Time again (seeing as nominations close in a couple of days), for Hugo nominations suggestions, or, more precisely, an excuse to briefly talk about books that I read in the f/sf genre last year and liked a lot.
- Ada Palmer – Too Like the Lightning. Enough being said around here already.
- Paul McAuley – Into Everywhere. People in the US don’t read McAuley nearly as much as they should. This, together with his Something Coming Through, is as good as straight science fiction gets these days. I didn’t like M. John Harrison’s Kefahuchi Tract books nearly as much as his other work – these two books are less ambitious, but seem to me to capture better some of what Harrison was trying to do, in using near- and middle-far future science fiction to get at the tropes of consumer society. Sharp, drily funny if you read closely, and does for Childhood’s End what his Confluence books did for The Book of the New Sun. There is infinite hope, but not for us. If you haven’t read any McAuley, try his short story Reef, available for free online. If it gets on with you, the rest probably will too.
- Dave Hutchinson – Europe in Winter. Again, I don’t think Hutchinson gets the attention he deserves in the US. But this – and the other two books before – are really quite brilliant about Europe, and England’s complicated attitudes to it. The first book, Europe in Autumn is still my favorite of the three, but this is extremely good too – spies, a Europe that has split up into hundreds of odd microstates, and an alternative universe in which the Home Counties have extended in a manner both sinister and avuncular to take over large parts of the globe.
- Sofia Samatar – The Winged Histories. I really liked this for its combination of large scale politics and small scale personal history. It reminded me (despite differences in writing style, subject etc) of Maureen McHugh’s wonderful China Mountain Zhang in the interest that it takes in people’s lives.
- Max Gladstone – Four Roads Cross. The latest in his Craft sequence of novels, which is available in its entirety for $12 on Kindle – a bargain that you probably won’t regret. Enormous fun, but also very interesting in its take on the politics of globalization (the previous book, Last First Snow very deliberately takes on the question of how the insights of James Scott’s Seeing Like a State could be transferred into a fantasy setting).
Also, two books that I don’t want to see nominated for Best Related Work, if only because they were both published in the UK in 2016, and US in 2017, and probably have better chances next year.
- Edmund Gordon – The Invention of Angela Carter. I’ve loved Carter’s work since I first came across it – she’s one of the very few supserstars whom I would have loved to meet (I remember plotting as an undergraduate to go to a talk that she was going to give in Dublin; it was cancelled at short notice, because of what turned out to be her final illness). It’s surprising that we’ve had to wait so long for a biography, but this is a really quite wonderful one. It isn’t at all hagiographical (as the title suggests, she happily reinvented facts about herself and her family to come up with an identity that she felt she could get on with), but it conveys her strength, her intelligence, her contrariness and her warmth. I hadn’t realized that David Hume was such an influence on her work (not having read the novel that takes an epigraph from him), nor would I have ever suspected that William Trevor was an admirer of Carter’s work, given their differences of subject matter and style. If Carter wasn’t often formally identified as a genre writer, she was emphatically a fellow traveller, whose work both spoke to fantasy and borrowed from it.

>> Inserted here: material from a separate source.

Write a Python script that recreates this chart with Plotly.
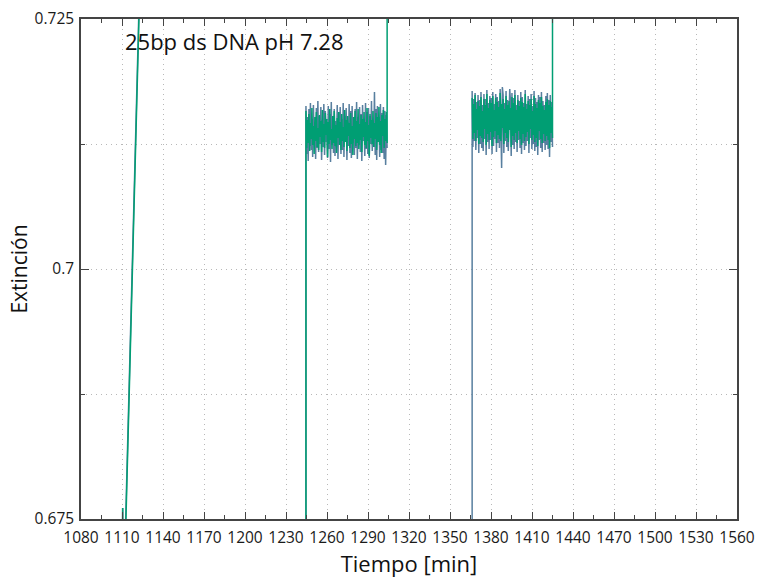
import numpy as np
import plotly.graph_objects as go

# ---------------------------------------------------------------------------
# Data: extinction vs. time for a 25bp ds DNA sample at pH 7.28
# ---------------------------------------------------------------------------

# Initial steep rise (two detector channels, nearly coincident)
rise_t_a = [1110.3, 1110.5, 1110.7, 1111.8, 1124.1]
rise_e_a = [0.668, 0.6761, 0.668, 0.6703, 0.735]
rise_t_b = [1110.2, 1110.5, 1110.8, 1112.0, 1124.3]
rise_e_b = [0.668, 0.6761, 0.668, 0.6703, 0.735]

# First plateau window (min) and the readings just before / after it
plateau1_start, plateau1_end = 1244.6, 1304.0
plateau1_before, plateau1_after = 0.620, 0.790

# Second plateau window (min) and the readings just before / after it
plateau2_start, plateau2_end = 1366.2, 1425.0
plateau2_before, plateau2_after = 0.620, 0.790

# Channel A (blue-grey) readings on plateau 1
plateau1_a = [
    0.7163, 0.7115, 0.7152, 0.7108, 0.7160, 0.7123, 0.7166, 0.7119, 0.7150, 0.7112,
    0.7164, 0.7126, 0.7147, 0.7110, 0.7161, 0.7121, 0.7168, 0.7117, 0.7153, 0.7125,
    0.7162, 0.7109, 0.7149, 0.7122, 0.7165, 0.7114, 0.7158, 0.7127, 0.7146, 0.7111,
    0.7163, 0.7120, 0.7155, 0.7107, 0.7167, 0.7124, 0.7151, 0.7116, 0.7160, 0.7113,
    0.7148, 0.7122, 0.7164, 0.7110, 0.7157, 0.7125, 0.7162, 0.7115, 0.7150, 0.7119,
    0.7166, 0.7112, 0.7153, 0.7127, 0.7161, 0.7109, 0.7147, 0.7123, 0.7165, 0.7116,
    0.7158, 0.7111, 0.7163, 0.7126, 0.7149, 0.7114, 0.7160, 0.7121, 0.7167, 0.7110,
    0.7152, 0.7124, 0.7162, 0.7117, 0.7155, 0.7108, 0.7164, 0.7128, 0.7150, 0.7113,
    0.7166, 0.7120, 0.7157, 0.7115, 0.7161, 0.7111, 0.7153, 0.7125, 0.7168, 0.7118,
    0.7149, 0.7122, 0.7177, 0.7114, 0.7160, 0.7109, 0.7163, 0.7127, 0.7152, 0.7112,
    0.7165, 0.7119, 0.7156, 0.7116, 0.7162, 0.7110, 0.7158, 0.7104, 0.7154, 0.7121,
]

# Channel B (green) readings on plateau 1
plateau1_b = [
    0.7158, 0.7121, 0.7149, 0.7126, 0.7155, 0.7118, 0.7146, 0.7130, 0.7161, 0.7124,
    0.7143, 0.7115, 0.7152, 0.7128, 0.7157, 0.7122, 0.7141, 0.7119, 0.7154, 0.7132,
    0.7148, 0.7117, 0.7159, 0.7127, 0.7145, 0.7121, 0.7156, 0.7134, 0.7150, 0.7112,
    0.7147, 0.7125, 0.7160, 0.7129, 0.7140, 0.7120, 0.7153, 0.7126, 0.7158, 0.7123,
    0.7144, 0.7116, 0.7151, 0.7131, 0.7157, 0.7124, 0.7147, 0.7119, 0.7155, 0.7128,
    0.7142, 0.7122, 0.7159, 0.7127, 0.7149, 0.7118, 0.7153, 0.7133, 0.7146, 0.7121,
    0.7156, 0.7125, 0.7143, 0.7114, 0.7152, 0.7130, 0.7158, 0.7123, 0.7148, 0.7126,
    0.7160, 0.7120, 0.7145, 0.7129, 0.7154, 0.7117, 0.7150, 0.7132, 0.7157, 0.7124,
    0.7147, 0.7121, 0.7161, 0.7128, 0.7144, 0.7113, 0.7155, 0.7131, 0.7149, 0.7125,
    0.7158, 0.7122, 0.7146, 0.7130, 0.7156, 0.7119, 0.7152, 0.7127, 0.7162, 0.7124,
    0.7148, 0.7116, 0.7154, 0.7133, 0.7159, 0.7121, 0.7150, 0.7128, 0.7157, 0.7126,
]

# Channel A (blue-grey) readings on plateau 2
plateau2_a = [
    0.7178, 0.7122, 0.7170, 0.7128, 0.7176, 0.7119, 0.7167, 0.7131, 0.7174, 0.7116,
    0.7169, 0.7125, 0.7177, 0.7121, 0.7164, 0.7118, 0.7175, 0.7130, 0.7170, 0.7114,
    0.7179, 0.7127, 0.7166, 0.7120, 0.7173, 0.7129, 0.7171, 0.7115, 0.7177, 0.7123,
    0.7165, 0.7130, 0.7175, 0.7117, 0.7172, 0.7126, 0.7168, 0.7121, 0.7180, 0.7119,
    0.7101, 0.7182, 0.7174, 0.7116, 0.7166, 0.7128, 0.7178, 0.7122, 0.7169, 0.7118,
    0.7173, 0.7180, 0.7167, 0.7113, 0.7176, 0.7124, 0.7171, 0.7120, 0.7179, 0.7127,
    0.7164, 0.7117, 0.7174, 0.7129, 0.7168, 0.7121, 0.7177, 0.7115, 0.7172, 0.7126,
    0.7166, 0.7119, 0.7179, 0.7123, 0.7165, 0.7128, 0.7173, 0.7116, 0.7170, 0.7131,
    0.7175, 0.7120, 0.7163, 0.7125, 0.7178, 0.7118, 0.7171, 0.7122, 0.7167, 0.7114,
    0.7174, 0.7129, 0.7172, 0.7121, 0.7177, 0.7117, 0.7168, 0.7126, 0.7164, 0.7119,
    0.7173, 0.7124, 0.7176, 0.7120, 0.7169, 0.7112, 0.7174, 0.7127, 0.7167, 0.7122,
]

# Channel B (green) readings on plateau 2
plateau2_b = [
    0.7171, 0.7130, 0.7165, 0.7136, 0.7174, 0.7128, 0.7160, 0.7139, 0.7168, 0.7125,
    0.7163, 0.7133, 0.7172, 0.7131, 0.7158, 0.7127, 0.7170, 0.7140, 0.7164, 0.7124,
    0.7175, 0.7135, 0.7161, 0.7129, 0.7169, 0.7137, 0.7166, 0.7123, 0.7173, 0.7132,
    0.7159, 0.7138, 0.7171, 0.7126, 0.7167, 0.7134, 0.7162, 0.7130, 0.7176, 0.7128,
    0.7165, 0.7141, 0.7170, 0.7125, 0.7160, 0.7136, 0.7173, 0.7131, 0.7164, 0.7127,
    0.7168, 0.7139, 0.7161, 0.7122, 0.7172, 0.7133, 0.7166, 0.7129, 0.7174, 0.7136,
    0.7159, 0.7126, 0.7169, 0.7138, 0.7163, 0.7130, 0.7171, 0.7124, 0.7167, 0.7135,
    0.7162, 0.7128, 0.7175, 0.7132, 0.7160, 0.7137, 0.7168, 0.7125, 0.7164, 0.7140,
    0.7170, 0.7129, 0.7158, 0.7134, 0.7173, 0.7127, 0.7165, 0.7131, 0.7161, 0.7123,
    0.7169, 0.7138, 0.7166, 0.7130, 0.7172, 0.7126, 0.7163, 0.7135, 0.7159, 0.7128,
    0.7167, 0.7133, 0.7170, 0.7129, 0.7164, 0.7121, 0.7168, 0.7136, 0.7162, 0.7131,
]

# Axis ticks
x_ticks = list(range(1080, 1561, 30))
y_tickvals = [0.675, 0.7, 0.725]
y_ticktext = ["0.675", "0.7", "0.725"]

title_text = "25bp ds DNA pH 7.28"
x_title = "Tiempo [min]"
y_title = "Extinción"

# ---------------------------------------------------------------------------
# Assemble the line series (None separates unconnected segments)
# ---------------------------------------------------------------------------


def sample_times(start, end, n):
    # readings are taken at a regular interval across each window
    return list(np.linspace(start, end, n))


t1a = sample_times(plateau1_start, plateau1_end, len(plateau1_a))
t1b = sample_times(plateau1_start, plateau1_end, len(plateau1_b))
t2a = sample_times(plateau2_start, plateau2_end, len(plateau2_a))
t2b = sample_times(plateau2_start, plateau2_end, len(plateau2_b))

chan_a_t = (rise_t_a + [None]
            + [plateau1_start] + t1a + [None]
            + [plateau2_start] + t2a)
chan_a_e = (rise_e_a + [None]
            + [plateau1_before] + plateau1_a + [None]
            + [plateau2_before] + plateau2_a)

chan_b_t = (rise_t_b + [None]
            + [plateau1_start] + t1b + [plateau1_end] + [None]
            + t2b + [plateau2_end])
chan_b_e = (rise_e_b + [None]
            + [plateau1_before] + plateau1_b + [plateau1_after] + [None]
            + plateau2_b + [plateau2_after])

BLUE = "#587f9f"
GREEN = "#009e73"
AXIS = "#444444"
GRID = "#b8b8b8"
GRID_DASH = "1px,4px"
FONT = "Open Sans, Noto Sans, DejaVu Sans, sans-serif"

fig = go.Figure()
fig.add_trace(go.Scatter(x=chan_a_t, y=chan_a_e, mode="lines",
                         line=dict(color=BLUE, width=1.5),
                         connectgaps=False, showlegend=False))
fig.add_trace(go.Scatter(x=chan_b_t, y=chan_b_e, mode="lines",
                         line=dict(color=GREEN, width=1.5),
                         connectgaps=False, showlegend=False))

fig.add_annotation(text=title_text, xref="paper", yref="paper",
                   x=0.064, y=0.956, xanchor="left", yanchor="middle",
                   showarrow=False, font=dict(family=FONT, size=22, color="#111111"))

fig.update_layout(
    width=758, height=578,
    margin=dict(l=81, r=21, t=19, b=59),
    paper_bgcolor="white", plot_bgcolor="white",
    font=dict(family=FONT, color="#1a1a1a"),
    xaxis=dict(
        range=[1080, 1560], tickmode="array", tickvals=x_ticks,
        ticks="inside", ticklen=7, tickwidth=1, tickcolor=AXIS,
        showline=True, linecolor=AXIS, linewidth=1.5, mirror="ticks",
        showgrid=True, gridcolor=GRID, griddash=GRID_DASH, gridwidth=1,
        zeroline=False,
        minor=dict(dtick=15, tick0=1080, ticks="inside", ticklen=4,
                   tickcolor=AXIS, showgrid=False),
        tickfont=dict(family=FONT, size=15.5, color="#1a1a1a"),
        ticklabelstandoff=4,
        title=dict(text=x_title, font=dict(family=FONT, size=22, color="#111111"),
                   standoff=11),
        automargin=False,
    ),
    yaxis=dict(
        range=[0.675, 0.725], tickmode="array", tickvals=y_tickvals,
        ticktext=y_ticktext,
        ticks="inside", ticklen=8, tickwidth=1, tickcolor=AXIS,
        showline=True, linecolor=AXIS, linewidth=1.5, mirror="ticks",
        showgrid=True, gridcolor=GRID, griddash=GRID_DASH, gridwidth=1,
        zeroline=False,
        minor=dict(dtick=0.0125, tick0=0.675, ticks="inside", ticklen=4,
                   tickcolor=AXIS, showgrid=True, gridcolor=GRID,
                   griddash=GRID_DASH, gridwidth=1),
        tickfont=dict(family=FONT, size=15.5, color="#1a1a1a"),
        ticklabelstandoff=2,
        title=dict(text=y_title, font=dict(family=FONT, size=21, color="#111111"),
                   standoff=1),
        automargin=False,
    ),
)

fig.write_html("out.html")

- Mark Fisher – The Weird and the Eerie. I only figured out who Mark Fisher was after he died last year. I’d read a couple of pieces he had written (especially his interview with Burial), and encountered many of his ideas at second hand, without ever properly realizing that there was a single person behind them. Now, I’m very sorry. This is a wonderful, odd, individual book, which brings together Alan Garner, the last series of Quatermass, M.R. James and others. I desperately want to argue with him, and write at him (it seems to me that his concept of the eerie is very helpful in understanding aspects of Jonathan Strange and Mr. Norrell which isn’t nearly as cosy as it appears to the superficial glance), but can’t.
As always, feel free to carp, disagree and (especially) make other suggestions for books worth reading in comments.